Threat Matrix: A Fast Algorithm for Human–Machine Chinese Ludo Gaming

Abstract

Chinese Ludo, also known as Aeroplan Chess, has been a very popular board game for several decades. However, there is no mature algorithm existing for human–machine gambling. The major challenge is the high randomness of the dice rolls, where the algorithm must ensure that the machine is smarter than a human in order to guarantee that the owner of the game machines makes a profit. This paper presents a fast Chinese Ludo algorithm (named “Threat Matrix”) that we have recently developed. Unlike from most chess programs, which rely on high performance computing machines, the evaluation function in our program is only a linear sum of four factors.
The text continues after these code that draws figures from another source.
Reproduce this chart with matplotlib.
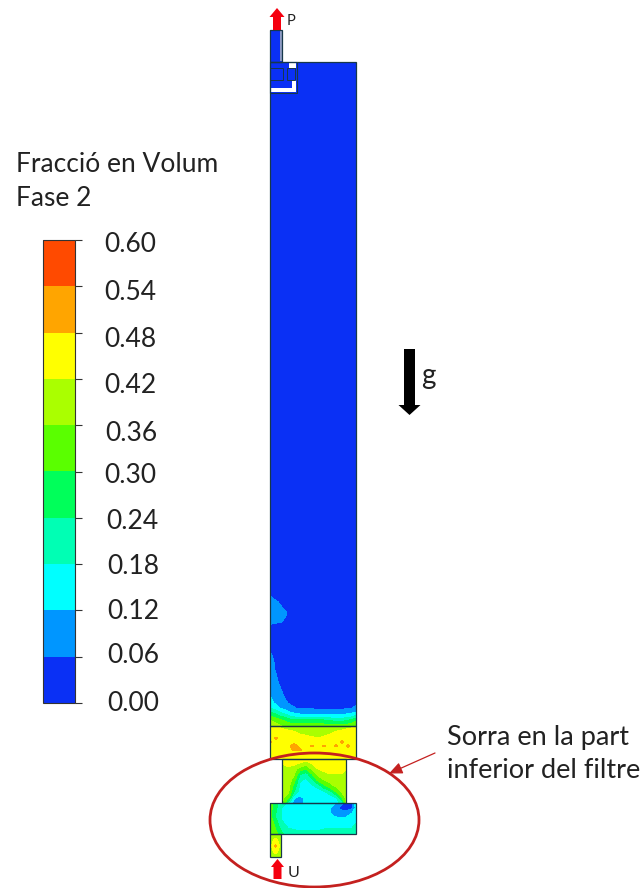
import numpy as np
import matplotlib
matplotlib.use("Agg")
import matplotlib.pyplot as plt
from matplotlib.colors import ListedColormap, BoundaryNorm
from matplotlib.cm import ScalarMappable
from matplotlib.patches import Ellipse, Polygon, Rectangle
from matplotlib.transforms import ScaledTranslation

plt.rcParams['font.family'] = ['Lato', 'DejaVu Sans']

# legend
LEVELS = [0.00, 0.06, 0.12, 0.18, 0.24, 0.30, 0.36, 0.42, 0.48, 0.54, 0.60]
TICK_LABELS = ["0.00", "0.06", "0.12", "0.18", "0.24", "0.30", "0.36", "0.42", "0.48", "0.54", "0.60"]
BAND_COLORS = ["#0a30f5", "#0096ff", "#00ffff", "#00ffb4", "#00ff5a",
               "#5aff00", "#aaff00", "#ffff00", "#ffa500", "#ff4a00"]
LABEL_DX = [3, 3, 3, 3, 2, 0, 1, 0, 0, 0, 0]
LABEL_DY = [-2, -4, -1, 0, 1, 1.5, 6, 4, 4, 4, 2]

# main column field, lower part
MAIN_X = [270, 274, 278, 282, 286, 290, 296, 304, 314, 324, 334, 344, 352, 356]
MAIN_Y = [62, 590, 597, 605, 613, 620, 627, 640, 655, 670, 685, 695, 703, 708, 712, 716, 720, 726]
MAIN_F = [
    [.03] * 14,
    [.03] * 14,
    [.07, .05, .03, .03, .03, .03, .03, .03, .03, .03, .03, .03, .03, .03],
    [.09, .09, .08, .05, .03, .03, .03, .03, .03, .03, .03, .03, .03, .03],
    [.09, .09, .09, .08, .07, .03, .03, .03, .03, .03, .03, .03, .03, .03],
    [.09, .09, .08, .07, .04, .03, .03, .03, .03, .03, .03, .03, .03, .03],
    [.04, .03, .03, .03, .03, .03, .03, .03, .03, .03, .03, .03, .03, .03],
    [.03] * 14,
    [.07, .05, .03, .03, .03, .03, .03, .03, .03, .03, .03, .03, .03, .03],
    [.09, .07, .03, .03, .03, .03, .03, .03, .03, .03, .03, .03, .03, .03],
    [.10, .09, .07, .04, .03, .03, .03, .03, .03, .03, .03, .03, .03, .03],
    [.12, .10, .08, .07, .04, .03, .03, .03, .03, .03, .03, .03, .03, .04],
    [.15, .12, .10, .09, .07, .05, .04, .04, .04, .04, .04, .04, .04, .05],
    [.18, .16, .13, .11, .10, .08, .06, .055, .05, .05, .05, .05, .06, .07],
    [.24, .22, .19, .16, .14, .12, .10, .09, .09, .09, .09, .09, .10, .12],
    [.30, .28, .25, .23, .21, .18, .15, .14, .14, .14, .13, .14, .16, .20],
    [.36, .34, .32, .30, .28, .26, .25, .24, .25, .24, .22, .22, .25, .28],
    [.41, .40, .38, .36, .35, .34, .33, .33, .33, .33, .32, .32, .34, .36],
]

# yellow section
BED_X = [270, 276, 282, 288, 294, 300, 306, 312, 318, 324, 330, 336, 342, 348, 356]
BED_Y = [726, 730, 734, 738, 742, 746, 750, 755, 759]
BED_F = [
    [.43, .42, .40, .39, .38, .38, .38, .38, .38, .38, .39, .39, .40, .40, .41],
    [.45, .45, .43, .42, .41, .40, .39, .39, .39, .39, .40, .41, .42, .43, .45],
    [.46, .46, .45, .45, .44, .42, .41, .40, .40, .41, .42, .44, .45, .46, .46],
    [.47, .485, .46, .46, .46, .45, .44, .43, .42, .43, .44, .46, .47, .46, .46],
    [.485, .47, .46, .46, .47, .46, .46, .46, .46, .46, .47, .47, .485, .47, .46],
    [.46, .46, .46, .47, .495, .47, .47, .485, .47, .485, .46, .485, .47, .485, .46],
    [.45, .46, .46, .47, .485, .485, .47, .46, .46, .46, .46, .46, .47, .47, .45],
    [.44, .45, .46, .46, .46, .46, .46, .46, .46, .46, .46, .45, .45, .45, .44],
    [.43, .44, .45, .45, .45, .45, .45, .45, .45, .45, .45, .45, .44, .44, .43],
]

# throat
THROAT_X = [282, 288, 294, 300, 306, 312, 318, 324, 330, 336, 342, 346]
THROAT_Y = [759, 764, 769, 774, 780, 786, 792, 798, 803]
THROAT_F = [
    [.43, .44, .45, .45, .44, .45, .45, .45, .45, .45, .45, .44],
    [.42, .43, .43, .41, .38, .42, .44, .45, .45, .45, .44, .43],
    [.41, .41, .39, .33, .30, .37, .42, .44, .44, .44, .43, .42],
    [.41, .40, .37, .25, .21, .30, .38, .40, .42, .42, .42, .41],
    [.40, .40, .33, .19, .17, .22, .32, .36, .38, .40, .40, .40],
    [.40, .39, .28, .17, .15, .17, .20, .28, .34, .37, .39, .39],
    [.39, .38, .24, .15, .15, .15, .15, .17, .21, .30, .37, .38],
    [.38, .32, .13, .10, .14, .15, .15, .15, .15, .17, .30, .37],
    [.36, .20, .09, .10, .14, .15, .15, .15, .15, .15, .20, .36],
]

# lower box
BOX_X = [270, 276, 282, 288, 296, 304, 312, 320, 328, 334, 340, 346, 352, 356]
BOX_Y = [803, 808, 813, 818, 823, 828, 834]
BOX_F = [
    [.34, .26, .20, .17, .15, .15, .15, .15, .15, .13, .09, .04, .04, .16],
    [.33, .25, .18, .15, .15, .15, .15, .15, .14, .10, .05, .03, .05, .14],
    [.32, .24, .17, .14, .14, .14, .15, .15, .14, .10, .08, .08, .12, .16],
    [.33, .24, .17, .14, .14, .14, .14, .15, .15, .13, .12, .13, .15, .17],
    [.35, .26, .19, .16, .15, .15, .15, .16, .16, .16, .16, .16, .17, .18],
    [.36, .29, .21, .18, .17, .17, .17, .17, .18, .18, .18, .18, .18, .19],
    [.37, .32, .25, .22, .20, .20, .20, .20, .21, .21, .21, .21, .21, .22],
]

# inlet pipe
INLET_X = [270, 275.5, 281]
INLET_Y = [834, 840, 846, 852, 857]
INLET_F = [
    [.37, .38, .37],
    [.38, .44, .38],
    [.39, .49, .39],
    [.38, .44, .38],
    [.37, .38, .37],
]

# outlet pipe
OUTLET_X = [270, 282]
OUTLET_Y = [30, 62]
OUTLET_F = [[.03, .03], [.03, .03]]

EDGE = "#17384a"
RED = "#c4201f"
INK = "#222222"

fig = plt.figure(figsize=(6.43, 8.88), dpi=100, facecolor="white")
ax = fig.add_axes([0, 0, 1, 1])
ax.set_xlim(0, 643)
ax.set_ylim(888, 0)
ax.axis("off")

cmap = ListedColormap(BAND_COLORS)
norm = BoundaryNorm(LEVELS, cmap.N)

for xs, ys, f in [(OUTLET_X, OUTLET_Y, OUTLET_F), (MAIN_X, MAIN_Y, MAIN_F), (BED_X, BED_Y, BED_F),
                  (THROAT_X, THROAT_Y, THROAT_F), (BOX_X, BOX_Y, BOX_F), (INLET_X, INLET_Y, INLET_F)]:
    ax.contourf(xs, ys, f, levels=LEVELS, cmap=cmap, norm=norm, zorder=1)
    ax.add_patch(Rectangle((xs[0], ys[0]), xs[-1] - xs[0], ys[-1] - ys[0], fill=False,
                           ec=EDGE, lw=0.9, zorder=3))

# outlet details
ax.add_patch(Rectangle((279.5, 30), 2.5, 31, fc="#8f9cc4", ec="none", zorder=2))
ax.add_patch(Rectangle((270, 88.5), 26, 3.5, fc="white", ec="none", zorder=2))
ax.add_patch(Rectangle((292, 80), 4, 12, fc="white", ec="none", zorder=2))
ax.add_patch(Rectangle((289, 62), 7, 6, fc="white", ec="none", zorder=2))
ax.add_patch(Rectangle((270, 62), 27, 31, fill=False, ec=EDGE, lw=0.8, zorder=3))
ax.add_patch(Rectangle((270, 68), 13, 12, fill=False, ec=EDGE, lw=0.7, zorder=3))
ax.add_patch(Rectangle((287, 68), 8, 12, fill=False, ec=EDGE, lw=0.7, zorder=3))


def up_arrow(x, y0, y1, y_head, half_w, half_s, color):
    ax.add_patch(Polygon([(x, y0), (x + half_w, y_head), (x + half_s, y_head), (x + half_s, y1),
                          (x - half_s, y1), (x - half_s, y_head), (x - half_w, y_head)],
                         closed=True, fc=color, ec="none", zorder=4))


up_arrow(277, 8, 30, 17, 7.5, 4, "#f5000f")
up_arrow(277.5, 859, 879, 867, 6.5, 4, "#f5000f")
ax.text(287, 25, "P", fontsize=10.5, color=INK, va="baseline", ha="left")
ax.text(287.5, 877, "U", fontsize=11.5, color=INK, va="baseline", ha="left")

# gravity
ax.add_patch(Polygon([(409.5, 415), (420.5, 405), (415, 405), (415, 349), (404, 349), (404, 405), (398.5, 405)],
                     closed=True, fc="black", ec="none", zorder=4))
ax.text(421.5, 384, "g", fontsize=20, color=INK, va="baseline", ha="left")

# highlighted zone
ax.add_patch(Ellipse((314.5, 820), 209, 134, fill=False, ec=RED, lw=2.0, zorder=5))
ax.annotate("", xy=(389, 773.5), xytext=(435, 753),
            arrowprops=dict(arrowstyle="-|>,head_length=0.8,head_width=0.35", color=RED, lw=0.9, shrinkA=0, shrinkB=0),
            zorder=6)
ax.text(447, 745, "Sorra en la part", fontsize=19.5, color=INK, va="baseline", ha="left")
ax.text(447, 778, "inferior del filtre", fontsize=19.5, color=INK, va="baseline", ha="left")

ax.text(16, 172, "Fracció en Volum", fontsize=19, color=INK, va="baseline", ha="left")
ax.text(16, 206, "Fase 2", fontsize=19, color=INK, va="baseline", ha="left")

# colour bar
cax = fig.add_axes([43 / 643, 1 - 703 / 888, 32 / 643, 463 / 888])
cb = fig.colorbar(ScalarMappable(norm=norm, cmap=cmap), cax=cax, ticks=LEVELS, spacing="uniform")
cb.ax.set_yticklabels(TICK_LABELS, fontsize=19, color=INK)
cb.ax.tick_params(length=5, width=0.8, color="#333333", pad=16)
cb.outline.set_edgecolor("#333333")
cb.outline.set_linewidth(0.8)
cb.ax.minorticks_off()
for lab, dx, dy in zip(cb.ax.get_yticklabels(), LABEL_DX, LABEL_DY):
    lab.set_transform(lab.get_transform() + ScaledTranslation(dx / 100, -dy / 100, fig.dpi_scale_trans))

fig.savefig("out.png", dpi=100, facecolor="white")
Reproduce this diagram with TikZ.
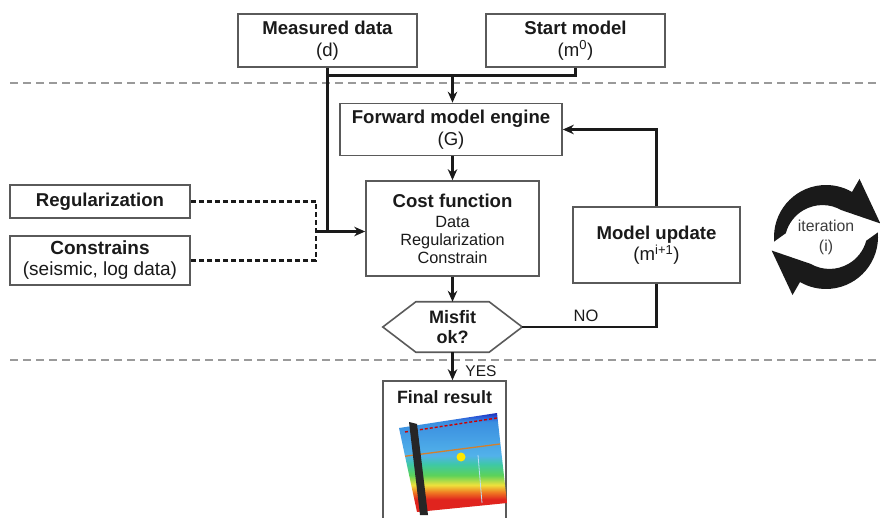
\documentclass[tikz,border=0pt]{standalone}
\usepackage{fontspec}
\setmainfont{Liberation Sans}
\usetikzlibrary{arrows.meta,calc}

\definecolor{boxline}{HTML}{5A5A5A}
\definecolor{ink}{HTML}{1A1A1A}
\definecolor{sepgray}{HTML}{9A9A9A}
% colours of the velocity section
\definecolor{sred}{HTML}{E0241E}
\definecolor{sorange}{HTML}{F07A22}
\definecolor{syellow}{HTML}{EEE23C}
\definecolor{sgreen}{HTML}{5CD25A}
\definecolor{steal}{HTML}{3EC8A6}
\definecolor{slight}{HTML}{52B2EA}
\definecolor{smid}{HTML}{3A8EE0}
\definecolor{sdeep}{HTML}{2A5AD8}
\definecolor{sdark}{HTML}{1E2EB8}

% the path box is mapped onto the middle 25bp..75bp of the shading
\pgfdeclareverticalshading{seis}{100bp}{%
  color(0bp)=(sred); color(37bp)=(sred); color(40bp)=(sorange);
  color(43bp)=(syellow); color(47bp)=(sgreen); color(51.5bp)=(steal);
  color(55bp)=(slight); color(69bp)=(smid); color(71bp)=(sdeep);
  color(72.5bp)=(sdark); color(100bp)=(sdark)}

\begin{document}
\begin{tikzpicture}[x=1pt,y=1pt,
  box/.style={draw=boxline, line width=1.6pt, fill=white, align=center,
    inner sep=0pt, text=ink},
  big/.style={font=\fontsize{18.6}{21.5}\selectfont},
  conn/.style={line width=2.9pt, draw=ink},
  arr/.style={conn, -{Stealth[length=11pt,width=9.5pt]}},
  dotconn/.style={line width=2.6pt, draw=ink, dash pattern=on 5pt off 3pt},
  sepline/.style={draw=sepgray, line width=1.4pt, dash pattern=on 8pt off 5pt},
  lbl/.style={text=ink, inner sep=0pt, font=\fontsize{16.5}{19}\selectfont}
]
\useasboundingbox (0,0) rectangle (880,517);

% phase separators
\draw[sepline] (10,434) -- (880,434);
\draw[sepline] (10,157) -- (880,157);

% boxes
\node[box, big, minimum width=179pt, minimum height=53pt] (meas) at (327.5,476.5)
  {\textbf{Measured data}\\(d)};
\node[box, big, minimum width=179pt, minimum height=53pt] (start) at (575.5,476.5)
  {\textbf{Start model}\\(m\textsuperscript{0})};
\node[box, big, minimum width=222pt, minimum height=52pt] (fwd) at (451,387.5)
  {\textbf{Forward model engine}\\(G)};
\node[box, minimum width=173pt, minimum height=95pt,
  font=\fontsize{16.3}{18}\selectfont] (cost) at (452.5,288.5)
  {{\fontsize{18.6}{18}\selectfont\bfseries Cost function}\\[2pt]Data\\Regularization\\Constrain};
\node[box, big, minimum width=180pt, minimum height=33pt] (reg) at (100,315.5)
  {\textbf{Regularization}};
\node[box, minimum width=180pt, minimum height=49pt,
  font=\fontsize{19}{21}\selectfont] (cons) at (100,256.5)
  {\textbf{Constrains}\\(seismic, log data)};
\node[box, big, minimum width=167pt, minimum height=76pt] (upd) at (656.5,272)
  {\textbf{Model update}\\(m\textsuperscript{i+1})};

% decision hexagon
\node[align=center, text=ink, inner sep=0pt, minimum width=139pt, minimum height=50pt,
  font=\fontsize{18}{20}\selectfont\bfseries] (misfit) at (452.5,190) {Misfit\\ok?};
\draw[draw=boxline, line width=1.6pt]
  ($(misfit.north west)+(33,0)$) -- ($(misfit.north east)+(-33,0)$) -- (misfit.east)
  -- ($(misfit.south east)+(-33,0)$) -- ($(misfit.south west)+(33,0)$) -- (misfit.west) -- cycle;

% final result box, running past the lower edge
\node[box, minimum width=123pt, minimum height=172pt] (final) at (444.5,50) {};
\node[text=ink, inner sep=0pt, anchor=base, font=\fontsize{17.8}{20}\selectfont\bfseries]
  (finaltitle) at (444.5,114) {Final result};

% velocity section inside the result box
\begin{scope}
  \clip (399,89) -- (497,104) -- (507,14) -- (417,5) -- cycle;
  \shade[shading=seis, rotate around={8.7:(452,55)}] (370,0) rectangle (535,98);
  \draw[draw=red!80!black, line width=1.4pt, dash pattern=on 3pt off 2pt]
    (405,85) -- (497,99);
  \draw[draw=brown!70!orange, line width=1.3pt] (399,60) -- (500,73);
  \fill[yellow!90!orange] (461,60) circle (4.5);
  \draw[draw=white!60!slight, line width=0.8pt] (478,62) -- (482,14);
\end{scope}
\fill[black!85] (409,95) -- (417,93) -- (428,2) -- (420,2) -- cycle;

% iteration cycle
\coordinate (cyc) at (826,280);
\begin{scope}[shift={(cyc)}]
  \fill[ink] (185:52) arc[start angle=185, end angle=60, radius=52]
    -- (60:67) -- (14:56) -- (60:31)
    arc[start angle=60, end angle=165, radius=38] -- cycle;
  \fill[ink, rotate=180] (185:52) arc[start angle=185, end angle=60, radius=52]
    -- (60:67) -- (14:56) -- (60:31)
    arc[start angle=60, end angle=165, radius=38] -- cycle;
\end{scope}
\node[text=ink!85, align=center, inner sep=0pt, font=\fontsize{15.8}{20}\selectfont]
  (iter) at (cyc) {iteration\\(i)};

% junction points
\coordinate (top) at (452.5,441.5);
\coordinate (join) at (316,285.5);

% connectors
\draw[conn] (meas.south) -- (meas.south |- top) -- (start.south |- top) -- (start.south);
\draw[arr] (top) -- (top |- fwd.north);
\draw[conn] (meas.south) -- (meas.south |- join);
\draw[arr] (join) -- (join -| cost.west);
\draw[dotconn] (reg.east) -- (reg.east -| join) -- (cons.east -| join) -- (cons.east);
\draw[arr] (cost.north |- fwd.south) -- (cost.north);
\draw[arr] (cost.south) -- (misfit.north);
\draw[conn] (misfit.east) -- (misfit.east -| upd.south) -- (upd.south);
\draw[arr] (upd.north) -- (upd.north |- fwd.east) -- (fwd.east);
\draw[arr] (misfit.south) -- (misfit.south |- final.north);

% branch labels
\node[lbl] (no) at (586,201) {NO};
\node[lbl, font=\fontsize{15.5}{18}\selectfont] (yes) at (481,146) {YES};
\end{tikzpicture}
\end{document}
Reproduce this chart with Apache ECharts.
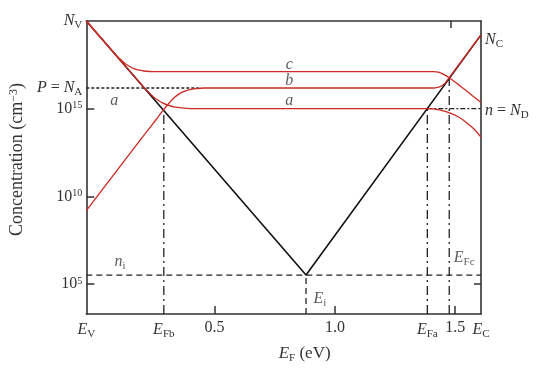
<!DOCTYPE html>
<html><head><meta charset="utf-8">
<script src="https://cdn.jsdelivr.net/npm/echarts@6/dist/echarts.min.js"></script>
<style>html,body{margin:0;padding:0;background:#fff}#c{width:546px;height:369px}</style>
</head><body><div id="c"></div>
<script>
// ---- data: x = Fermi level E_F (eV), y = log10 concentration (cm^-3) ----
const xRange = [-0.033, 1.607];      // E_V ... E_C
const yRange = [3.3, 20];
const E_V = -0.033, E_Fb = 0.289, E_i = 0.880, E_Fa = 1.384, E_Fc = 1.475, E_C = 1.607;
const logNV = 20.0, logNC = 19.21, logNA = 16.18, logND = 15.0, logNi = 5.52;

// black: intrinsic p (left) and n (right) lines
const intrinsicV = [[E_V, logNV], [E_i, logNi], [E_C, logNC]];
// red curve c
const curveC = [[-0.033,20.0],[0.083,18.17],[0.099,17.93],[0.116,17.72],[0.132,17.53],
  [0.149,17.39],[0.165,17.28],[0.182,17.21],[0.207,17.15],[0.240,17.11],[1.409,17.11],[1.430,17.08],
  [1.450,16.97],[1.475,16.77],[1.508,16.43],[1.541,16.08],[1.574,15.71],[1.607,15.36]];
// red curve a
const curveA = [[-0.033,20.0],[0.157,16.99],[0.198,16.34],[0.223,15.98],[0.244,15.70],
  [0.265,15.48],[0.285,15.32],[0.306,15.21],[0.331,15.11],[0.364,15.05],[0.405,15.01],[0.446,15.0],
  [1.397,15.0],[1.422,14.96],[1.446,14.89],[1.479,14.75],[1.512,14.54],[1.546,14.22],[1.579,13.83],[1.607,13.38]];
// red curve b
const curveB = [[-0.033,9.19],[0.198,13.34],[0.240,14.08],[0.265,14.52],
  [0.285,14.89],[0.306,15.24],[0.326,15.55],[0.347,15.79],[0.368,15.96],[0.393,16.08],[0.422,16.15],
  [0.459,16.18],[1.397,16.18],[1.417,16.19],[1.434,16.24],[1.446,16.32],[1.459,16.47],[1.475,16.77],[1.607,19.21]];

// tick labels
const xLabelValues = [E_V, E_Fb, 0.5, 1.0, E_Fa, 1.5, E_C];
const xLabelTexts = ['{i|E}{s|V}', '{i|E}{s|Fb}', '0.5', '1.0', '{i|E}{s|Fa}', '1.5', '{i|E}{s|C}'];
const xTickValues = [0.5, 1.0, 1.5];
const yLabelValues = [20, logNA, 15, 10, 5];
const yLabelTexts = ['{i|N}{s|V}', '{i|P} = {i|N}{s|A}', '10{p|15}', '10{p|10}', '10{p|5}'];
const yTickValues = [15, 10, 5];
const rightLabelValues = [18.95, 14.91];
const rightLabelTexts = ['{i|N}{s|C}', '{i|n} = {i|N}{s|D}'];

// in-plot annotations
const annotationTexts = ['{i|c}', '{i|b}', '{i|a}', '{i|a}', '{i|n}{s|i}', '{i|E}{s|i}', '{i|E}{s|Fc}'];
const annotationAt = [[0.810,17.51],[0.810,16.57],[0.810,15.44],[0.083,15.45],[0.107,6.30],[0.938,4.15],[1.537,6.53]];

const FONT = '"Liberation Serif", "DejaVu Serif", serif';
const TXT = '#333';
const rich = {
  i: {fontFamily: FONT, fontStyle: 'italic', fontSize: 16, color: TXT, lineHeight: 20},
  s: {fontFamily: FONT, fontSize: 11, color: TXT, verticalAlign: 'bottom', lineHeight: 12},
  p: {fontFamily: FONT, fontSize: 10, color: TXT, verticalAlign: 'top', lineHeight: 12}
};
function lookup(vals, texts) {
  return v => { const k = vals.findIndex(t => Math.abs(t - v) < 1e-6); return k < 0 ? '' : texts[k]; };
}
const axisLineStyle = {color: '#333', width: 1.6};
const RED = '#cc2a22';
function refLine(data, type) {
  return {type: 'line', data, showSymbol: false, silent: true, z: 2,
    lineStyle: {color: '#222', width: 1.3, type}};
}
function redLine(data) {
  return {type: 'line', data, showSymbol: false, z: 4, smooth: 0.15,
    lineStyle: {color: RED, width: 1.3}};
}

const chart = echarts.init(document.getElementById('c'), null, {renderer: 'canvas'});
chart.setOption({
  animation: false,
  backgroundColor: '#fff',
  grid: {left: 84, right: 65, top: 21, bottom: 53},
  xAxis: [{
    type: 'value', min: xRange[0], max: xRange[1], position: 'bottom',
    axisLine: {show: true, onZero: false, lineStyle: axisLineStyle},
    axisTick: {show: true, inside: true, length: 8, customValues: xTickValues, lineStyle: {color: '#333', width: 1.5}},
    axisLabel: {customValues: xLabelValues, formatter: lookup(xLabelValues, xLabelTexts), margin: 6,
      fontFamily: FONT, fontSize: 16, color: TXT, rich, hideOverlap: false},
    splitLine: {show: false},
    name: '{i|E}{s|F} (eV)', nameLocation: 'middle', nameGap: 30,
    nameTextStyle: {fontFamily: FONT, fontSize: 17, color: TXT, padding: [0, 0, 0, 42],
      rich: {i: Object.assign({}, rich.i, {fontSize: 17}), s: rich.s}}
  }, {
    type: 'value', min: xRange[0], max: xRange[1], position: 'top',
    axisLine: {show: true, onZero: false, lineStyle: axisLineStyle},
    axisTick: {show: true, inside: true, length: 7, customValues: [1.48], lineStyle: {color: '#333', width: 1.5}},
    axisLabel: {show: false}, splitLine: {show: false}
  }],
  yAxis: [{
    type: 'value', min: yRange[0], max: yRange[1], position: 'left',
    axisLine: {show: true, onZero: false, lineStyle: axisLineStyle},
    axisTick: {show: true, inside: true, length: 8, customValues: yTickValues, lineStyle: {color: '#333', width: 1.5}},
    axisLabel: {customValues: yLabelValues, formatter: lookup(yLabelValues, yLabelTexts), margin: 4,
      fontFamily: FONT, fontSize: 16, color: TXT, rich, hideOverlap: false},
    splitLine: {show: false},
    name: 'Concentration (cm{p|−3})', nameLocation: 'middle', nameRotate: 90, nameGap: 58,
    nameTextStyle: {fontFamily: FONT, fontSize: 18, color: TXT, padding: [0, 0, 0, 16],
      rich: {p: {fontFamily: FONT, fontSize: 12, color: TXT, verticalAlign: 'top', lineHeight: 14}}}
  }, {
    type: 'value', min: yRange[0], max: yRange[1], position: 'right',
    axisLine: {show: true, onZero: false, lineStyle: axisLineStyle},
    axisTick: {show: true, inside: true, length: 7, customValues: [5], lineStyle: {color: '#333', width: 1.5}},
    axisLabel: {customValues: rightLabelValues, formatter: lookup(rightLabelValues, rightLabelTexts), margin: 4,
      fontFamily: FONT, fontSize: 16, color: TXT, rich, hideOverlap: false},
    splitLine: {show: false}
  }],
  series: [
    refLine([[E_V, logNi], [E_C, logNi]], [6, 4]),
    refLine([[E_i, yRange[0]], [E_i, logNi]], [6, 4]),
    refLine([[E_V, logNA], [0.434, logNA]], [3, 2]),
    refLine([[E_Fa, logND], [E_C, logND]], [5, 2, 2, 2]),
    refLine([[E_Fb, yRange[0]], [E_Fb, 14.89]], [9, 4, 2, 4]),
    refLine([[E_Fa, yRange[0]], [E_Fa, logND]], [9, 4, 2, 4]),
    refLine([[E_Fc, yRange[0]], [E_Fc, 16.77]], [9, 4, 2, 4]),
    {type: 'line', data: intrinsicV, showSymbol: false, z: 3, lineStyle: {color: '#111', width: 1.6}},
    redLine(curveC),
    redLine(curveA),
    redLine(curveB),
    {type: 'scatter', symbolSize: 0, z: 5, silent: true,
      data: annotationAt.map((p, k) => ({value: p, label: {formatter: annotationTexts[k]}})),
      label: {show: true, position: 'inside', rich, color: TXT}}
  ]
});
</script></body></html>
For fast and low-cost computation, we innovatively construct the concept of the threat matrix, by which we can easily obtain the threat between any two dice on any two positions. The threat matrix approach greatly reduces the required amount of calculations, enabling the program to run on a 32-bit 80 × 86 SCM with a 100 MHz CPU while supporting a recursive algorithms to search plies. Statistics compiled from matches against human game players show that our threat matrix has an average win rate of 92% with no time limit, 95% with a time limit of 10 s, and 98% with a time limit of 5 s. Furthermore, the threat matrix can reduce the computation cost by nearly 90% compared to real-time computing; memory consumption drops and is stable, which increases the evaluation speed by 58% compared to real-time computing.